Umpires admit second missed World Series call in as many games
PHILADELPHIA -- For the second time in two days, umpires acknowledged they missed a key call in the World Series.
The Philadelphia Phillies scored in the first inning of Game 4 on Sunday night after Jimmy Rollins scampered safely back to third during a rundown. But television replays showed he was tagged on the backside by Tampa Bay's Evan Longoria and should have been called out by third base ump Tim Welke.
"He's seen the replay. He knows he missed it," Mike Port, Major League Baseball's vice president for umpiring, said Monday.
This is the first postseason in which baseball is using replay -- though only to review home run calls.
Longoria swiped his arm in frustration after Rollins was called safe, and Rays manager Joe Maddon came out for a brief argument.
"I just saw him swing and miss. I never saw a tag," Welke explained after Sunday night's game. "That's a swipe tag. A lot of times on a swipe tag, the glove will pause. I saw him try to make a swipe tag but I never saw the glove pause."
It was the Rays who got a break in Game 3, when speedy Carl Crawford was called safe by first base umpire Tom Hallion on a seventh-inning bunt single. Replays showed Jamie Moyer's glove flip to first baseman Ryan Howard beat Crawford on a close play.
"Bang-bang play, and I tried to get the best angle on it," Hallion told a pool reporter. "I really didn't get a sound to be able to judge. It winds up being a great play. And looking at a replay here, they just got him."
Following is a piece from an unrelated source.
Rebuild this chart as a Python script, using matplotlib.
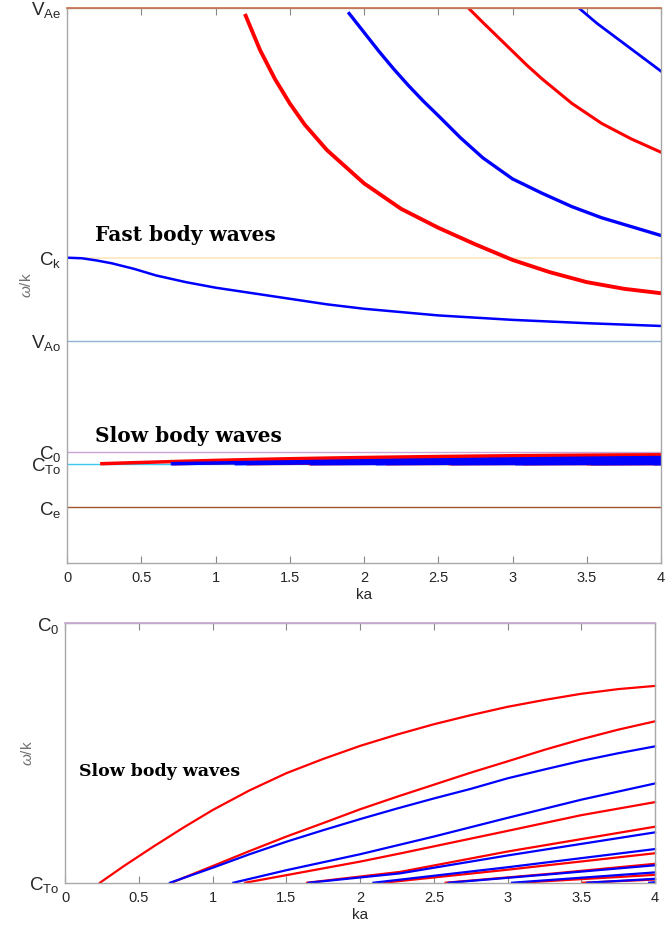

Crawford scored as part of a two-run rally and Tampa Bay tied it later, but Philadelphia won 5-4.
There were a couple of disputed calls during the first two games at Tampa Bay, too. Maddon screamed for a balk on Cole Hamels when he picked off a runner in the opener, and Rocco Baldelli drew a key walk on a checked swing in Game 2 that the Phillies thought had been called strike three.